И Огрызко радостно восклицает: «Адалло неожиданно оказался у руля народного фронта аварцев. У него появилось немало сторонников. Десятки тысяч людей пошли за своим поэтом. Но политический лидер из него получился слабый. Я уже сотни раз писал о том, что литература — дело одинокое. В отличие от политики, где, наоборот, очень многое решает команда. А у Адалло надёжной и умной команды не оказалось. Отсюда — его драма и куча наделанных ошибок».

Всё это мог написать человек, абсолютно ничего не смыслящий в политической ситуации в Дагестане начала 90-х годов… Никакие тысячи и даже сотни за Адалло не пошли. Да и политическим лидером аварского движения стал вовсе не он…

Здесь внесу небольшую поправку. В. Огрызко чуть ошибся. Не у руля народного фронта оказался Адалло, а общественно-политического движения аваров «Джамаат», куда входил и народный фронт. А что касается вашего заявления о том, что «Никакие тысячи и даже сотни за Адалло не пошли», то в качестве ничего не смыслившего в политической ситуации в Дагестане существа выступаете вы, как никто другой. Вынужден напомнить вам о том, что создателем «Джамаата» и в дальнейшем (до проникновения в него тайных «посланцев» властей) единогласно избранным председателем был я. Не «тысячи и даже сотни», а сотни и сотни тысяч люди шли за нами. Многочисленные митинги на центральной площади Махачкалы, съезды, конференции и охваченные страхом «верхи» останутся в истории Дагестана навсегда.

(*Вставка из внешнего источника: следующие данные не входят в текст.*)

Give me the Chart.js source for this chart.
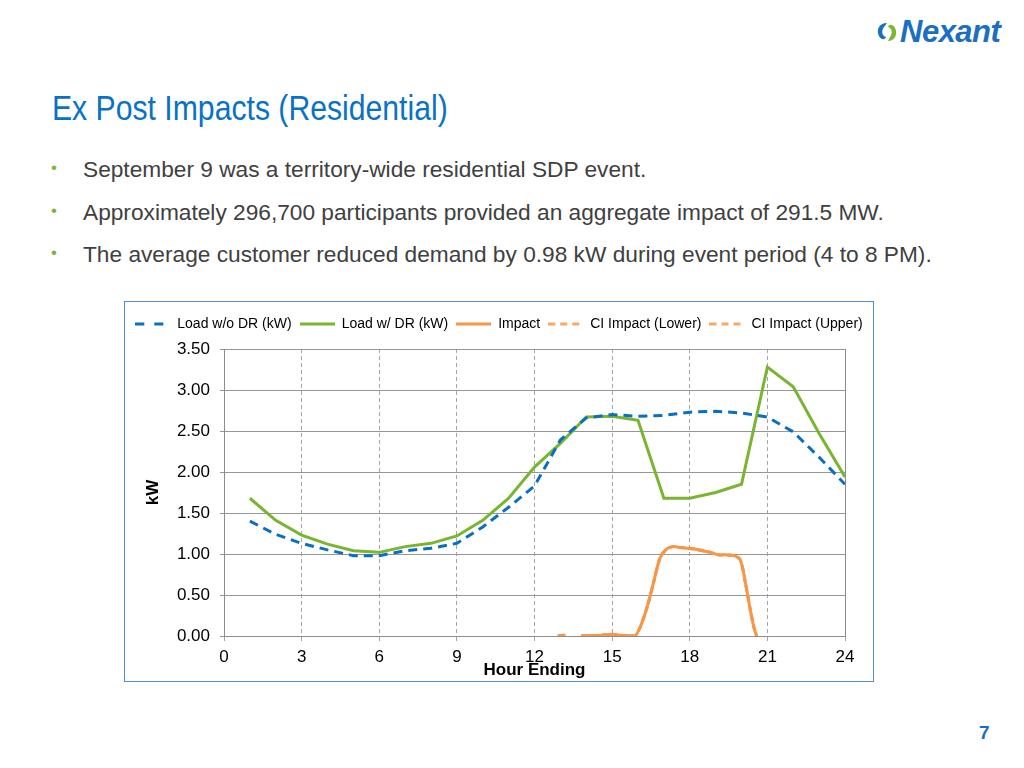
<!DOCTYPE html>
<html>
<head>
<meta charset="utf-8">
<script src="https://cdn.jsdelivr.net/npm/chart.js@4.4.1/dist/chart.umd.min.js"></script>
<style>
  body { margin: 0; background: #fff; width: 1024px; height: 768px; position: relative; overflow: hidden; font-family: "Liberation Sans", Arial, sans-serif; }
  .logo { position: absolute; left: 874px; top: 14px; height: 36px; display: flex; align-items: center; }
  .logo span { font-weight: bold; font-style: italic; font-size: 31px; color: #1b6ec2; letter-spacing: -0.5px; font-family: "Liberation Sans", Arial, sans-serif; }
  .title { position: absolute; left: 52px; top: 88px; font-family: "Liberation Sans", Arial, sans-serif; font-size: 35px; color: #0a72c6; white-space: nowrap; transform: scaleX(0.862); transform-origin: left top; }
  .bl { position: absolute; left: 83px; font-size: 22.7px; color: #404040; white-space: nowrap; }
  .dot { position: absolute; left: 51px; font-size: 17px; color: #78b832; }
  .frame { position: absolute; left: 124px; top: 301px; width: 750px; height: 381px; box-sizing: border-box; border: 1px solid #4f8fcc; }
  .pnum { position: absolute; left: 979px; top: 722px; font-weight: bold; font-size: 19px; color: #1b6ec2; }
</style>
</head>
<body>
<div class="logo">
  <svg width="26" height="24" viewBox="0 0 26 24">
    <path d="M13 3 C5 3 2 10 5 16 C7 20 11 20 12 17 C8 16 7 11 10 7 Z" fill="#1b6ec2"/>
    <path d="M14 21 C21 21 24 14 21 8 C19 4 15 4 14 7 C18 8 19 13 16 17 Z" fill="#78b832"/>
  </svg>
  <span>Nexant</span>
</div>
<div class="title">Ex Post Impacts (Residential)</div>
<div class="dot" style="top:158px">•</div>
<div class="bl" style="top:156px">September 9 was a territory-wide residential SDP event.</div>
<div class="dot" style="top:201px">•</div>
<div class="bl" style="top:199px">Approximately 296,700 participants provided an aggregate impact of 291.5 MW.</div>
<div class="dot" style="top:243px">•</div>
<div class="bl" style="top:241px">The average customer reduced demand by 0.98 kW during event period (4 to 8 PM).</div>
<div class="frame"><canvas id="loadChart" width="748" height="379"></canvas></div>
<div class="pnum">7</div>
<script>
// hour ending 1..24
const hours = [1, 2, 3, 4, 5, 6, 7, 8, 9, 10, 11, 12, 13, 14, 15, 16, 17, 18, 19, 20, 21, 22, 23, 24];
const loadNoDR = [1.40, 1.24, 1.13, 1.05, 0.98, 0.98, 1.04, 1.07, 1.13, 1.33, 1.57, 1.83, 2.39, 2.66, 2.70, 2.68, 2.69, 2.73, 2.74, 2.72, 2.67, 2.49, 2.18, 1.85];
const loadWithDR = [1.68, 1.41, 1.23, 1.12, 1.04, 1.02, 1.09, 1.13, 1.22, 1.41, 1.68, 2.06, 2.35, 2.67, 2.68, 2.63, 1.68, 1.68, 1.75, 1.85, 3.28, 3.04, 2.47, 1.94];

// impact is finer grained than hourly
const impactHours = [12.9, 13.2, 13.5, 13.8, 14.2, 14.6, 15.0, 15.3, 15.6, 15.88, 16.1, 16.35, 16.6, 16.85, 17.1, 17.35, 17.6, 17.9, 18.2, 18.5, 18.8, 19.1, 19.4, 19.7, 19.95, 20.15, 20.35, 20.5, 20.59];
const impactValues = [0.0, 0.01, null, 0.0, 0.005, 0.01, 0.02, 0.01, 0.005, 0.0, 0.12, 0.35, 0.65, 0.95, 1.06, 1.09, 1.08, 1.07, 1.06, 1.04, 1.02, 0.99, 0.99, 0.98, 0.93, 0.65, 0.30, 0.08, 0.0];
const ciLower = impactValues.slice();
const ciUpper = impactValues.slice();

const xTicks = [0, 3, 6, 9, 12, 15, 18, 21, 24];
const yTicks = [0, 0.5, 1, 1.5, 2, 2.5, 3, 3.5];

function toPoints(xs, ys) {
    return xs.map((x, i) => ({ x: x, y: ys[i] }));
}

// small line sample for the legend (pointStyle line ignores dashes)
function legendLine(color, dash) {
    const c = document.createElement('canvas');
    c.width = 35;
    c.height = 6;
    const g = c.getContext('2d');
    g.strokeStyle = color;
    g.lineWidth = 3;
    g.setLineDash(dash);
    g.beginPath();
    g.moveTo(0, 3);
    g.lineTo(35, 3);
    g.stroke();
    return c;
}

const ctx = document.getElementById("loadChart").getContext("2d");

window.myChart = new Chart(ctx, {
    type: 'line',
    data: {
        datasets: [{
            label: 'Load w/o DR (kW)',
            data: toPoints(hours, loadNoDR),
            borderColor: '#0a6fc2',
            borderWidth: 3,
            borderDash: [9, 6],
            pointRadius: 0,
            pointStyle: legendLine('#0a6fc2', [9, 10])
        }, {
            label: 'Load w/ DR (kW)',
            data: toPoints(hours, loadWithDR),
            borderColor: '#79b530',
            borderWidth: 3,
            pointRadius: 0,
            pointStyle: legendLine('#79b530', [])
        }, {
            label: 'Impact',
            data: toPoints(impactHours, impactValues),
            borderColor: '#f79646',
            borderWidth: 3,
            tension: 0.3,
            pointRadius: 0,
            pointStyle: legendLine('#f79646', [])
        }, {
            label: 'CI Impact (Lower)',
            data: toPoints(impactHours, ciLower),
            borderColor: '#f9a868',
            borderWidth: 3,
            borderDash: [6, 4],
            tension: 0.3,
            pointRadius: 0,
            pointStyle: legendLine('#f9a868', [7, 5])
        }, {
            label: 'CI Impact (Upper)',
            data: toPoints(impactHours, ciUpper),
            borderColor: '#f9a868',
            borderWidth: 3,
            borderDash: [6, 4],
            tension: 0.3,
            pointRadius: 0,
            pointStyle: legendLine('#f9a868', [7, 5])
        }]
    },
    options: {
        responsive: false,
        animation: false,
        layout: { padding: { top: 7, right: 0, bottom: 0, left: 0 } },
        plugins: {
            tooltip: { enabled: false },
            legend: {
                position: 'top',
                labels: {
                    usePointStyle: true,
                    pointStyleWidth: 35,
                    color: '#000',
                    padding: 8,
                    font: { family: 'Liberation Sans', size: 14 }
                }
            }
        },
        scales: {
            x: {
                type: 'linear',
                min: 0,
                max: 24,
                afterBuildTicks: (scale) => { scale.ticks = xTicks.map(v => ({ value: v })); },
                afterFit: (scale) => { scale.height = 45; },
                ticks: { color: '#000', padding: 6, maxRotation: 0, font: { family: 'Liberation Sans', size: 17 } },
                grid: {
                    color: (c) => (c.tick && (c.tick.value === 0 || c.tick.value === 24)) ? 'rgba(0,0,0,0)' : '#a6a6a6',
                    tickColor: '#a6a6a6',
                    tickLength: 5
                },
                border: { color: '#8c8c8c', dash: [4, 3] },
                title: {
                    display: true,
                    text: 'Hour Ending',
                    color: '#000',
                    padding: { top: 0, bottom: 0 },
                    font: { family: 'Liberation Sans', size: 17, weight: 'bold' }
                }
            },
            y: {
                min: 0,
                max: 3.5,
                afterBuildTicks: (scale) => { scale.ticks = yTicks.map(v => ({ value: v })); },
                afterFit: (scale) => { scale.width = 99; },
                ticks: {
                    color: '#000',
                    padding: 10,
                    font: { family: 'Liberation Sans', size: 17 },
                    callback: (v) => Number(v).toFixed(2)
                },
                grid: { color: '#969696', tickLength: 4 },
                border: { color: '#8c8c8c' },
                title: {
                    display: true,
                    text: 'kW',
                    color: '#000',
                    padding: { top: 18, bottom: 0 },
                    font: { family: 'Liberation Sans', size: 17, weight: 'bold' }
                }
            },
            y2: {
                position: 'right',
                min: 0,
                max: 3.5,
                afterFit: (scale) => { scale.width = 28; },
                ticks: { display: false },
                grid: { display: false },
                border: { display: true, color: '#8c8c8c' }
            }
        }
    },
    plugins: [{
        id: 'legendGap',
        beforeInit(chart) {
            const fit = chart.legend.fit;
            chart.legend.fit = function () {
                fit.bind(chart.legend)();
                this.height += 8;
            };
        }
    }]
});
</script>
</body>
</html>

Чтобы полнее раскрыть образ Адалло в начале 90-х, ставшего еще и редактором исламской газеты в Дагестане и позиционировавшего себя как борца за чистоту веры, нельзя не процитировать его стихотворение «мое имя» в переводе Г. Плисецкого, вошедшее в сборник стихов Адалло «Мой аул», изданный в советские годы:

Родня мне обычное имя дала:

как многих, назвали меня — Абдулла.

Лет десять прошло, и какой-то мудрец

мне имя мое объяснил, наконец:

«Раб божий, Аллаха слуга — Абдулла!»

Вот что это значит. Такие дела.

Я громко смеялся. Я жизни был рад.

Не знал я такого понятия — «раб».

Веселым казался мне мир и простым.

С годами, однако, восторг поостыл.

Я понял в течение этих годов:

полно в этом мире богов и рабов.

Нашел я того старика — знатока

по части арабского языка:

«Аллаху служить не желаю, старик.

Как там «справедливость»! Узнай-ка из книг!»

Я стал — Адалло. Но почти что у всех

в ауле моем это вызвало смех.

Ведь так же звучит и читается так

аварское слово: «блаженный», «чудак».

Благодарю вас за то, что привели стихотворение «Мое имя», чтобы, как вы пишите, полнее раскрыть мой образ. Да, меня просили редактировать газету «Путь Ислама» что я и делал с удовольствием, но позиционировать себя как борца за чистоту веры я считал для себя делом нескромным. А стихотворение «Мое имя» из-за казуса, допущенного Г. Плисецким в переводе, превратили в орудие для нападок на меня.

С особой ненавистью через газет орали на меня, как ни странно атеисты типа Абашилова и иже с ним. По тому же пути пошли и вы. Если я писал «Аллаху служить не желаю, старик… », то Духовное управление Дагестана никак не допустили бы меня к редактированию своей газеты. Могли даже подвергнуть анафеме.

Казус заключался вот в чем: Г. Плисецкий скорее всего, не верно понял смысл моей строки — «Господам (земным) служить не желаю… »

Написанная мною еще в 1953 году, т. е. 60 лет тому назад, это стихотворение опубликовано в моей книге избранных произведений, вышедшей всего год тому назад в дагестанском государственном книжном издательстве (страница 92). Оно вошло также в первый том (стр. 184), моих двенадцатитомных сочинений.